Produce a word-for-word copy of the listing below without its pictures.

• **Data provided**:
-- START --
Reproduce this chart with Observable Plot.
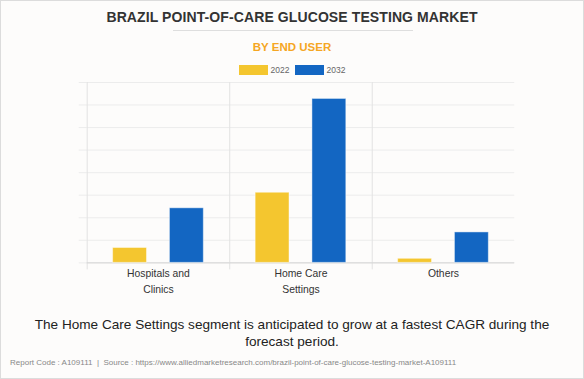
<!DOCTYPE html>
<html>
<head>
<meta charset="utf-8">
<script src="https://cdn.jsdelivr.net/npm/d3@7"></script>
<script src="https://cdn.jsdelivr.net/npm/@observablehq/plot@0.6"></script>
<style>
  html, body { margin: 0; padding: 0; background: #fff; }
  #card {
    position: relative; width: 584px; height: 379px; box-sizing: border-box;
    border: 1px solid #dcdcdc; background: #fdfcfb; overflow: hidden;
    font-family: "Liberation Sans", Arial, sans-serif;
  }
  #title { position: absolute; left: 0; right: 0; top: 8px; text-align: center;
    font-weight: bold; font-size: 14px; color: #333; letter-spacing: 0.1px; }
  #rule { position: absolute; left: 172px; width: 240px; top: 29px; height: 1px; background: #dedede; }
  #subtitle { position: absolute; left: 0; right: 0; top: 40px; text-align: center;
    font-weight: bold; font-size: 11.5px; color: #f5a623; }
  #legend { position: absolute; left: 0; right: 0; top: 64px; display: flex; justify-content: center;
    align-items: center; font-size: 8.5px; color: #666; }
  #legend .sw { display: inline-block; width: 29px; height: 10px; margin-right: 3px; }
  #legend .item { display: flex; align-items: center; margin: 0 2.5px; }
  #chart { position: absolute; left: 0; top: 76px; }
  #caption { position: absolute; left: 20px; right: 20px; top: 315px; text-align: center;
    font-size: 13.6px; color: #222; line-height: 17px; }
  #footer { position: absolute; left: 9px; top: 357px; font-size: 8px; color: #888; }
</style>
</head>
<body>
<div id="card">
  <div id="title">BRAZIL POINT-OF-CARE GLUCOSE TESTING MARKET</div>
  <div id="rule"></div>
  <div id="subtitle">BY END USER</div>
  <div id="legend"></div>
  <div id="chart"></div>
  <div id="caption">The Home Care Settings segment is anticipated to grow at a fastest CAGR during the forecast period.</div>
  <div id="footer">Report Code : A109111 &nbsp;|&nbsp; Source : https://www.alliedmarketresearch.com/brazil-point-of-care-glucose-testing-market-A109111</div>
</div>
<script>
const categories = ["Hospitals and\nClinics", "Home Care\nSettings", "Others"];
const years = ["2022", "2032"];
const values2022 = [6.6, 31.1, 1.8];
const values2032 = [24.2, 72.7, 13.5];
const colors = ["#f4c62f", "#1366c2"];
const yTicks = [0, 10, 20, 30, 40, 50, 60, 70, 80];

const data = [];
categories.forEach((c, i) => {
  data.push({category: c, year: years[0], value: values2022[i]});
  data.push({category: c, year: years[1], value: values2032[i]});
});

// legend
const legend = document.getElementById("legend");
years.forEach((y, i) => {
  const item = document.createElement("div");
  item.className = "item";
  item.innerHTML = `<span class="sw" style="background:${colors[i]}"></span><span>${y}</span>`;
  legend.appendChild(item);
});

const plot = Plot.plot({
  width: 584,
  height: 226,
  marginLeft: 85,
  marginRight: 69,
  marginTop: 5,
  marginBottom: 40,
  style: {background: "transparent", fontFamily: "'Liberation Sans', Arial, sans-serif"},
  fx: {domain: categories, padding: 0, label: null},
  x: {domain: years, paddingInner: 0.4, paddingOuter: 0.445, axis: null},
  y: {domain: [0, 80], ticks: yTicks, label: null},
  color: {domain: years, range: colors},
  marks: [
    Plot.gridY(yTicks, {stroke: "#ececec", strokeOpacity: 1}),
    Plot.axisY(yTicks, {tickSize: 8, tickFormat: () => "", stroke: "#ececec", strokeOpacity: 1, label: null}),
    Plot.frame({anchor: "left", stroke: "#e2e2e2", insetBottom: -6}),
    Plot.ruleY([0], {stroke: "#d4d4d4"}),
    Plot.barY(data, {fx: "category", x: "year", y: "value", fill: "year", stroke: "#ffffff", strokeOpacity: 0.45}),
    Plot.axisFx({anchor: "bottom", tickSize: 0, tickPadding: 3, fontSize: 10.4, lineHeight: 1.55, fill: "#333", label: null})
  ]
});
document.getElementById("chart").appendChild(plot);
</script>
</body>
</html>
-- END --
• **The answer**:
Reproduce this chart with Observable Plot.
<!DOCTYPE html>
<html>
<head>
<meta charset="utf-8">
<script src="https://cdn.jsdelivr.net/npm/d3@7"></script>
<script src="https://cdn.jsdelivr.net/npm/@observablehq/plot@0.6"></script>
<style>
  html, body { margin: 0; padding: 0; background: #fff; }
  #card {
    position: relative; width: 584px; height: 379px; box-sizing: border-box;
    border: 1px solid #dcdcdc; background: #fdfcfb; overflow: hidden;
    font-family: "Liberation Sans", Arial, sans-serif;
  }
  #title { position: absolute; left: 0; right: 0; top: 8px; text-align: center;
    font-weight: bold; font-size: 14px; color: #333; letter-spacing: 0.1px; }
  #rule { position: absolute; left: 172px; width: 240px; top: 29px; height: 1px; background: #dedede; }
  #subtitle { position: absolute; left: 0; right: 0; top: 40px; text-align: center;
    font-weight: bold; font-size: 11.5px; color: #f5a623; }
  #legend { position: absolute; left: 0; right: 0; top: 64px; display: flex; justify-content: center;
    align-items: center; font-size: 8.5px; color: #666; }
  #legend .sw { display: inline-block; width: 29px; height: 10px; margin-right: 3px; }
  #legend .item { display: flex; align-items: center; margin: 0 2.5px; }
  #chart { position: absolute; left: 0; top: 76px; }
  #caption { position: absolute; left: 20px; right: 20px; top: 315px; text-align: center;
    font-size: 13.6px; color: #222; line-height: 17px; }
  #footer { position: absolute; left: 9px; top: 357px; font-size: 8px; color: #888; }
</style>
</head>
<body>
<div id="card">
  <div id="title">BRAZIL POINT-OF-CARE GLUCOSE TESTING MARKET</div>
  <div id="rule"></div>
  <div id="subtitle">BY END USER</div>
  <div id="legend"></div>
  <div id="chart"></div>
  <div id="caption">The Home Care Settings segment is anticipated to grow at a fastest CAGR during the forecast period.</div>
  <div id="footer">Report Code : A109111 &nbsp;|&nbsp; Source : https://www.alliedmarketresearch.com/brazil-point-of-care-glucose-testing-market-A109111</div>
</div>
<script>
const categories = ["Hospitals and\nClinics", "Home Care\nSettings", "Others"];
const years = ["2022", "2032"];
const values2022 = [6.6, 31.1, 1.8];
const values2032 = [24.2, 72.7, 13.5];
const colors = ["#f4c62f", "#1366c2"];
const yTicks = [0, 10, 20, 30, 40, 50, 60, 70, 80];

const data = [];
categories.forEach((c, i) => {
  data.push({category: c, year: years[0], value: values2022[i]});
  data.push({category: c, year: years[1], value: values2032[i]});
});

// legend
const legend = document.getElementById("legend");
years.forEach((y, i) => {
  const item = document.createElement("div");
  item.className = "item";
  item.innerHTML = `<span class="sw" style="background:${colors[i]}"></span><span>${y}</span>`;
  legend.appendChild(item);
});

const plot = Plot.plot({
  width: 584,
  height: 226,
  marginLeft: 85,
  marginRight: 69,
  marginTop: 5,
  marginBottom: 40,
  style: {background: "transparent", fontFamily: "'Liberation Sans', Arial, sans-serif"},
  fx: {domain: categories, padding: 0, label: null},
  x: {domain: years, paddingInner: 0.4, paddingOuter: 0.445, axis: null},
  y: {domain: [0, 80], ticks: yTicks, label: null},
  color: {domain: years, range: colors},
  marks: [
    Plot.gridY(yTicks, {stroke: "#ececec", strokeOpacity: 1}),
    Plot.axisY(yTicks, {tickSize: 8, tickFormat: () => "", stroke: "#ececec", strokeOpacity: 1, label: null}),
    Plot.frame({anchor: "left", stroke: "#e2e2e2", insetBottom: -6}),
    Plot.ruleY([0], {stroke: "#d4d4d4"}),
    Plot.barY(data, {fx: "category", x: "year", y: "value", fill: "year", stroke: "#ffffff", strokeOpacity: 0.45}),
    Plot.axisFx({anchor: "bottom", tickSize: 0, tickPadding: 3, fontSize: 10.4, lineHeight: 1.55, fill: "#333", label: null})
  ]
});
document.getElementById("chart").appendChild(plot);
</script>
</body>
</html>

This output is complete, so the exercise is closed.